Enjoying Rural Florida

Enjoying Rural Florida

 

Labor Day Parades

 

Yesterday morning, about a dozen farm tractors, some new, most vintage, drove past our home in upstate New York. I thought they might be gathering for a parade, but it didn’t turn out that way. I tried to get photos as they drove by, but I was too slow. So, no photos. . ..

Linn, an old tractor no longer manufactured, was built here, and was used not only on farms, but in the logging industry in the Adirondacks. The people who built the Linn helped lift the area out of the horse and buggy era, and that’s what Labor Day celebrates. Linn tractors were impressive machines, with a combination of wheels in the front and tracks for the rear.

I think parades are one of the things that typify village life. They are likely to include a high school band or two, maybe an honor guard of American Legionnaires carrying the national flag, and possibly a few floats as well.

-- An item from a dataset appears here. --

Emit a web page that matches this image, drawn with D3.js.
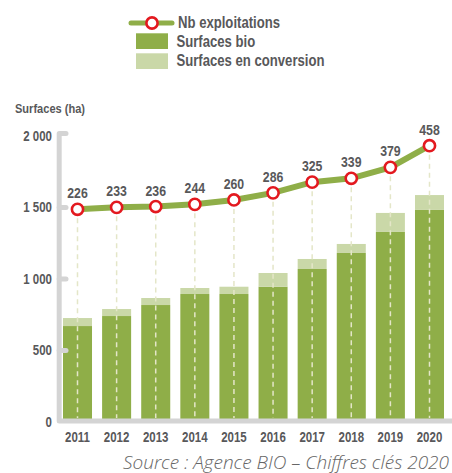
<!DOCTYPE html>
<html>
<head>
<meta charset="utf-8">
<script src="https://cdn.jsdelivr.net/npm/d3@7"></script>
<style>
  body { margin: 0; background: #fff; }
  text { font-family: "Liberation Sans", Arial, sans-serif; font-weight: bold; fill: #58585a; }
</style>
</head>
<body>
<div id="chart"></div>
<script>
// data
const years = ["2011", "2012", "2013", "2014", "2015", "2016", "2017", "2018", "2019", "2020"];
const surfacesBio = [671, 741, 818, 895, 895, 946, 1070, 1182, 1329, 1483];
const surfacesConversion = [56, 49, 49, 42, 51, 96, 70, 63, 133, 104];
const nbExploitations = [226, 233, 236, 244, 260, 286, 325, 339, 379, 458];
const yTicks = [0, 500, 1000, 1500, 2000];

const colors = {
  bio: "#8fae48",
  conversion: "#cad8a8",
  line: "#8fae48",
  dot: "#e3191f",
  axis: "#d4d4d4",
  dash: "#e4e6c8",
};

const dimensions = { width: 452, height: 473 };
const narrowK = 0.82; // no narrow font installed, squeeze Liberation Sans instead

// squeeze text horizontally, keeping its anchor point in place
function narrow(sel) {
  sel.each(function () {
    const t = d3.select(this);
    const x = +t.attr("x") || 0;
    t.attr("x", x / narrowK).attr("transform", `scale(${narrowK},1)`);
  });
}

const svg = d3
  .select("#chart")
  .append("svg")
  .attr("width", dimensions.width)
  .attr("height", dimensions.height);

const xScale = d3
  .scaleBand()
  .domain(years)
  .range([58.3, 448.7])
  .paddingInner(0.258)
  .paddingOuter(0.12);

const yScale = d3.scaleLinear().domain([0, 2000]).range([422, 136]);

// second (hidden) scale for the farms count
const y2Scale = d3.scaleLinear().domain([0, 500]).range([271.2, 134.2]);

const data = years.map((year, i) => ({
  year,
  bio: surfacesBio[i],
  conversion: surfacesConversion[i],
  nb: nbExploitations[i],
}));

const stack = d3.stack().keys(["bio", "conversion"])(data);
const cx = (d) => xScale(d.year) + xScale.bandwidth() / 2;

// bars
svg
  .append("g")
  .selectAll("g")
  .data(stack)
  .join("g")
  .attr("fill", (d) => colors[d.key])
  .selectAll("rect")
  .data((d) => d)
  .join("rect")
  .attr("x", (d) => xScale(d.data.year))
  .attr("width", xScale.bandwidth())
  .attr("y", (d) => yScale(d[1]))
  .attr("height", (d) => yScale(d[0]) - yScale(d[1]));

// dashed guides
svg
  .append("g")
  .selectAll("line")
  .data(data)
  .join("line")
  .attr("x1", cx)
  .attr("x2", cx)
  .attr("y1", (d) => y2Scale(d.nb))
  .attr("y2", yScale(0) - 4)
  .attr("stroke", colors.dash)
  .attr("stroke-width", 1.5)
  .attr("stroke-dasharray", "5,4");

// axes
const fmt = d3.formatLocale({ thousands: " ", grouping: [3], decimal: ",", currency: ["", ""] }).format(",d");

svg
  .append("path")
  .attr("d", `M66,${yScale(2000) - 2.5}L59.2,${yScale(2000) - 2.5}L59.2,${yScale(0) - 1}L452,${yScale(0) - 1}`)
  .attr("fill", "none")
  .attr("stroke", colors.axis)
  .attr("stroke-width", 5)
  .attr("stroke-linejoin", "round")
  .attr("stroke-linecap", "round");

svg
  .append("g")
  .selectAll("line")
  .data(yTicks.filter((t) => t > 0 && t < 2000))
  .join("line")
  .attr("x1", 59.2)
  .attr("x2", 66)
  .attr("y1", (d) => yScale(d))
  .attr("y2", (d) => yScale(d))
  .attr("stroke", colors.axis)
  .attr("stroke-width", 5)
  .attr("stroke-linecap", "round");

const yAxis = svg
  .append("g")
  .attr("transform", "translate(59,0)")
  .call(d3.axisLeft(yScale).tickValues(yTicks).tickFormat(fmt).tickSize(0).tickPadding(7));
yAxis.select(".domain").remove();
yAxis.selectAll("text").attr("font-size", 14).attr("font-family", null).call(narrow);

const xAxis = svg
  .append("g")
  .attr("transform", `translate(0, ${yScale(0) - 1})`)
  .call(d3.axisBottom(xScale).tickSize(0).tickPadding(11));
xAxis.select(".domain").remove();
xAxis.selectAll("text").attr("font-size", 14).attr("font-family", null).call(narrow);

// farms line
const lineGenerator = d3
  .line()
  .x(cx)
  .y((d) => y2Scale(d.nb));

svg
  .append("path")
  .datum(data)
  .attr("d", lineGenerator)
  .attr("fill", "none")
  .attr("stroke", colors.line)
  .attr("stroke-width", 6);

svg
  .append("g")
  .selectAll("circle")
  .data(data)
  .join("circle")
  .attr("cx", cx)
  .attr("cy", (d) => y2Scale(d.nb))
  .attr("r", 5.6)
  .attr("fill", "#fff")
  .attr("stroke", colors.dot)
  .attr("stroke-width", 2.6);

svg
  .append("g")
  .selectAll("text")
  .data(data)
  .join("text")
  .attr("x", cx)
  .attr("y", (d) => y2Scale(d.nb) - 11)
  .attr("text-anchor", "middle")
  .attr("font-size", 15)
  .text((d) => d.nb)
  .call(narrow);

// y title
svg.append("text").attr("x", 15).attr("y", 113.3).attr("font-size", 13.5).text("Surfaces (ha)").call(narrow);

// legend
const legend = svg.append("g");
legend
  .append("line")
  .attr("x1", 131)
  .attr("x2", 172)
  .attr("y1", 23)
  .attr("y2", 23)
  .attr("stroke", colors.line)
  .attr("stroke-width", 5)
  .attr("stroke-linecap", "round");
legend
  .append("circle")
  .attr("cx", 152)
  .attr("cy", 23)
  .attr("r", 5.6)
  .attr("fill", "#fff")
  .attr("stroke", colors.dot)
  .attr("stroke-width", 2.6);
legend.append("text").attr("x", 178).attr("y", 28.4).attr("font-size", 16).text("Nb exploitations").call(narrow);

legend.append("rect").attr("x", 136).attr("y", 33.3).attr("width", 32).attr("height", 15.7).attr("fill", colors.bio);
legend.append("text").attr("x", 176.5).attr("y", 46.7).attr("font-size", 16).text("Surfaces bio").call(narrow);

legend.append("rect").attr("x", 136).attr("y", 53.3).attr("width", 32).attr("height", 15.7).attr("fill", colors.conversion);
legend.append("text").attr("x", 176.5).attr("y", 65.7).attr("font-size", 16).text("Surfaces en conversion").call(narrow);

// source
svg
  .append("text")
  .attr("x", 449)
  .attr("y", 469)
  .attr("text-anchor", "end")
  .attr("font-size", 19)
  .style("font-family", '"Open Sans", sans-serif')
  .style("font-style", "italic")
  .style("font-weight", 300)
  .style("fill", "#666")
  .text("Source : Agence BIO – Chiffres clés 2020");
</script>
</body>
</html>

Of course, there will be a line of fire trucks, and participants will toss candy to the kids lining the sidewalks.

In a small city in Connecticut, a bunch of people decided to do their own parade when the official one was cancelled. They got out on bicycles, and carried boom boxes (portable radio/tape players) on their shoulders. It went over so well, it became an annual tradition. For our village, I think a string of farm tractors is ideal.

Would my series protagonist, Bobby Navarro, be likely to participate in a parade? I doubt it. I don’t think I’ve ever read a murder mystery in which the protagonist takes part in a parade. But, maybe if there were fifty other Harley riders in it, he might. What do you think?